### PROMPT:
Your task is to quote exactly the run of lines that starts at the line containing "Clone this chart in matplotlib." and ends at the line containing "colors = ['#ff5549', '#8faadc', '#80cc80']", including both.

[Stored records]
· · · · ·

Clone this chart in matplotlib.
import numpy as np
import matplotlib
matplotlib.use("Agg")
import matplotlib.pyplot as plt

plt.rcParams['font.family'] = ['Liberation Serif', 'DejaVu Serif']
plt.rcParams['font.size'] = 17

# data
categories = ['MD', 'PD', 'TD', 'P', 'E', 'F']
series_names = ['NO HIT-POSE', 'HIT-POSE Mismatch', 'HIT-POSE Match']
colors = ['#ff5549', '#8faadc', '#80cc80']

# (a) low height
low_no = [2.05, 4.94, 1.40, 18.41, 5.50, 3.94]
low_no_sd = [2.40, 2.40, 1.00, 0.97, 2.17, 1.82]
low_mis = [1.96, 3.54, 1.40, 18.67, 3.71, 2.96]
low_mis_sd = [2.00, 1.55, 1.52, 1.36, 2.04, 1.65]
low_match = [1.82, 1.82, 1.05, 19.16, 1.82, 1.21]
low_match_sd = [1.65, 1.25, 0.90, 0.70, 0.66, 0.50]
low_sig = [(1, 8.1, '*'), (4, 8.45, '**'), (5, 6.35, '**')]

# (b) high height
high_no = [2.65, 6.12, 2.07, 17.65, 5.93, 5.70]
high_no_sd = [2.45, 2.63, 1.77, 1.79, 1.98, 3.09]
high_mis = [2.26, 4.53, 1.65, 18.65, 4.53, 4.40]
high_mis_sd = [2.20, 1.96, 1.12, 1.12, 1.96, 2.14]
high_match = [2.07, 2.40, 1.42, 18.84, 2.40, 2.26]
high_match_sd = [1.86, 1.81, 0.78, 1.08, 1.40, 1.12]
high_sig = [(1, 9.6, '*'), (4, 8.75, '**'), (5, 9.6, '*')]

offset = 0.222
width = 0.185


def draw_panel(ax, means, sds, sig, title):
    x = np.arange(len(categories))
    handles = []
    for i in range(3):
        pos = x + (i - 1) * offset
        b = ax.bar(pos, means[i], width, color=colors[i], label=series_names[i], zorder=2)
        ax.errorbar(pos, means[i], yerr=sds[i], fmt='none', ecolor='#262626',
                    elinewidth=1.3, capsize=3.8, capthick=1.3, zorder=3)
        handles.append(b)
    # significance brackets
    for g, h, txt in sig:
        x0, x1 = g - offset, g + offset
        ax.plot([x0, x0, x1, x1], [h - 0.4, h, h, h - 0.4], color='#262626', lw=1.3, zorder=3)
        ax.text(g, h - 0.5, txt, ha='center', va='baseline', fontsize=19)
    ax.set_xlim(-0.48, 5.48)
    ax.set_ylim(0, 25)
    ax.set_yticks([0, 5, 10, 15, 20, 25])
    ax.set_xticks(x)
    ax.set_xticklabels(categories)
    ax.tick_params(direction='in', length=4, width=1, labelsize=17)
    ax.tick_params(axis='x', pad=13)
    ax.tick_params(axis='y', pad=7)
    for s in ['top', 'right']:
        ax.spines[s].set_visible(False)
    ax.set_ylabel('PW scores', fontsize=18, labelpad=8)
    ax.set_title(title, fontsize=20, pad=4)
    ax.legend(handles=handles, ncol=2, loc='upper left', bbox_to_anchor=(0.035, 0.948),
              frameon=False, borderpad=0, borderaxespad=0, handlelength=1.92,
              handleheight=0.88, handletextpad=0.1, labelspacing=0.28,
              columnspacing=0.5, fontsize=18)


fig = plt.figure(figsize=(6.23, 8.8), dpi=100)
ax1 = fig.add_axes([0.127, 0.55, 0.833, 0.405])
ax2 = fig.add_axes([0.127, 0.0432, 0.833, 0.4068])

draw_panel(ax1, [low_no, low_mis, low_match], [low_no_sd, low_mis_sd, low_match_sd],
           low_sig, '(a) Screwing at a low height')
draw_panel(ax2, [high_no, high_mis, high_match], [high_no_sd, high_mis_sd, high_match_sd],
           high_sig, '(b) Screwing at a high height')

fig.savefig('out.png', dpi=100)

· · · · ·

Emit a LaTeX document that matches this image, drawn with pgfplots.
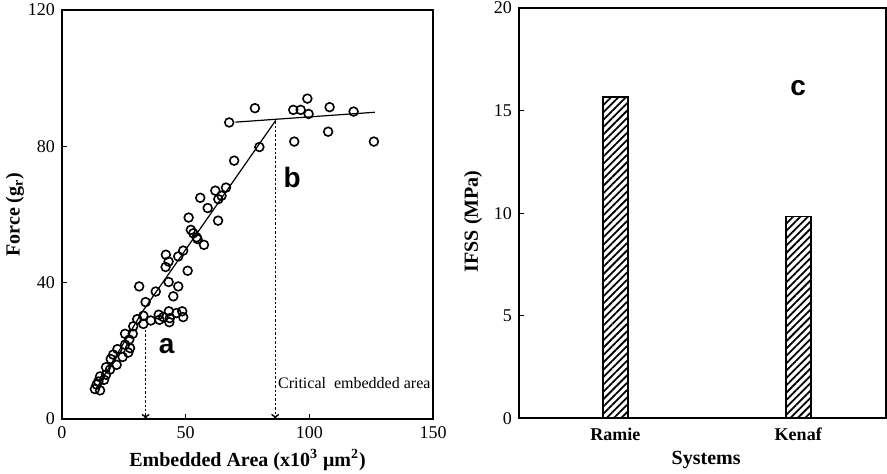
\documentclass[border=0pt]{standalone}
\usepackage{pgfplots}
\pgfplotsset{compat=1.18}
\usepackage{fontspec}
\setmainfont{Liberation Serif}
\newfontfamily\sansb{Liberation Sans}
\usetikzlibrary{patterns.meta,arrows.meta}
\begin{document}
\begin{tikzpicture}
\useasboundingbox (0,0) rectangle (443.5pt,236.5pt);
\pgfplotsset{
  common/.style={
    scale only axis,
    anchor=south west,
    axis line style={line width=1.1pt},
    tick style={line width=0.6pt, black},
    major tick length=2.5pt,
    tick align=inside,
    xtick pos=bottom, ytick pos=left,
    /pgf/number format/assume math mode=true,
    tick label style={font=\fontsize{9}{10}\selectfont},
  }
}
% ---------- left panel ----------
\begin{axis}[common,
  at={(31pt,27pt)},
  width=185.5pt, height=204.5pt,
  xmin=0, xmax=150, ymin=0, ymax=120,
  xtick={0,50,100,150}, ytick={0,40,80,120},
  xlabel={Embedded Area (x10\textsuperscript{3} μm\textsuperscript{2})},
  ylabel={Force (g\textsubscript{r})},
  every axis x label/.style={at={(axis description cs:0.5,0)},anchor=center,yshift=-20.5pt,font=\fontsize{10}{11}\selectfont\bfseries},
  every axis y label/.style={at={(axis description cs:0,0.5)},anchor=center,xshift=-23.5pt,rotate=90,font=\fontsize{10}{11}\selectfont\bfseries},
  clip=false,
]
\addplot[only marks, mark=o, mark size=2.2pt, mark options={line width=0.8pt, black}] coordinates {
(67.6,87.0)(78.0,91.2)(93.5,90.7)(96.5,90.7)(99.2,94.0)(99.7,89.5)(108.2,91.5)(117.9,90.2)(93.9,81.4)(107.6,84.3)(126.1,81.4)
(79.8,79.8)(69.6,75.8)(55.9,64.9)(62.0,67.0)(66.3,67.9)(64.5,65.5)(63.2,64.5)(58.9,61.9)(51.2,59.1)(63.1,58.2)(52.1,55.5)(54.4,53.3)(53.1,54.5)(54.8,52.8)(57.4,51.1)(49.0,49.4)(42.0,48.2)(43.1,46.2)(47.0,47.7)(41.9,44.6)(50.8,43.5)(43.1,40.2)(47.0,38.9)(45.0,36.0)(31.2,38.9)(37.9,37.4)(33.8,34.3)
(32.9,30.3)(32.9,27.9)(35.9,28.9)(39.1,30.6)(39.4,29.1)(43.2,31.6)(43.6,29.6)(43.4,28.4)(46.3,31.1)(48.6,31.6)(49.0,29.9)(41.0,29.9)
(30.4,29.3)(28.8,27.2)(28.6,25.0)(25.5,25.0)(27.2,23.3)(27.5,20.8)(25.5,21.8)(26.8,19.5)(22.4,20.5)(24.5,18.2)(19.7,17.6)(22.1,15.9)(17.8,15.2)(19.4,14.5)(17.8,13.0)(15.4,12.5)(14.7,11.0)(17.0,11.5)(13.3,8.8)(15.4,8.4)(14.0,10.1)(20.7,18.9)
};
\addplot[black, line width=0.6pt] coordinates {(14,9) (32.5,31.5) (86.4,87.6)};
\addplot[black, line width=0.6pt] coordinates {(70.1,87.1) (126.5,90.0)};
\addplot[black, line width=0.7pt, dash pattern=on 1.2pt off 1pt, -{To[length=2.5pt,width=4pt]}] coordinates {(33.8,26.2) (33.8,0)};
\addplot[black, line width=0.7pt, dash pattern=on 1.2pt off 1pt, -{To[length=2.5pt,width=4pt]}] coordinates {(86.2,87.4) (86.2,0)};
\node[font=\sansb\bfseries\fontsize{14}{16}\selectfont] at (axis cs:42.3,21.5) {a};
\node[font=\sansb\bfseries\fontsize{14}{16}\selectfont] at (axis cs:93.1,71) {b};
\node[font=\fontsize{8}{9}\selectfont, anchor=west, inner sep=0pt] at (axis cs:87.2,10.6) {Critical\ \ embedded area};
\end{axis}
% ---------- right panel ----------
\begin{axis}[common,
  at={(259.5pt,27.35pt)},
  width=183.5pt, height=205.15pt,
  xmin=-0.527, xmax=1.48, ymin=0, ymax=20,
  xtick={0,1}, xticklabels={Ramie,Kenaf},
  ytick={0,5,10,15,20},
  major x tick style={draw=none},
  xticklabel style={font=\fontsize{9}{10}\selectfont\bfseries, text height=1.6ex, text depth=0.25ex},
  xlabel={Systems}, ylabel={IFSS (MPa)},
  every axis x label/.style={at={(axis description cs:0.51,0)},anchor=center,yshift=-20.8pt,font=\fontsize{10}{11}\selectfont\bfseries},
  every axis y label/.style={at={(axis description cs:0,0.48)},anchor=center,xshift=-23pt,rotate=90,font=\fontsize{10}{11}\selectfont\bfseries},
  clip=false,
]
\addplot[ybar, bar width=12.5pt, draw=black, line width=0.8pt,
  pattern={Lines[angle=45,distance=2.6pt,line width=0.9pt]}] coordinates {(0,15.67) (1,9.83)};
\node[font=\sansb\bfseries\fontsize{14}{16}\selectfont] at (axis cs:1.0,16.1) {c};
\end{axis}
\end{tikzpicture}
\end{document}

· · · · ·

### RESULT OF THIS TASK:
Clone this chart in matplotlib.
import numpy as np
import matplotlib
matplotlib.use("Agg")
import matplotlib.pyplot as plt

plt.rcParams['font.family'] = ['Liberation Serif', 'DejaVu Serif']
plt.rcParams['font.size'] = 17

# data
categories = ['MD', 'PD', 'TD', 'P', 'E', 'F']
series_names = ['NO HIT-POSE', 'HIT-POSE Mismatch', 'HIT-POSE Match']
colors = ['#ff5549', '#8faadc', '#80cc80']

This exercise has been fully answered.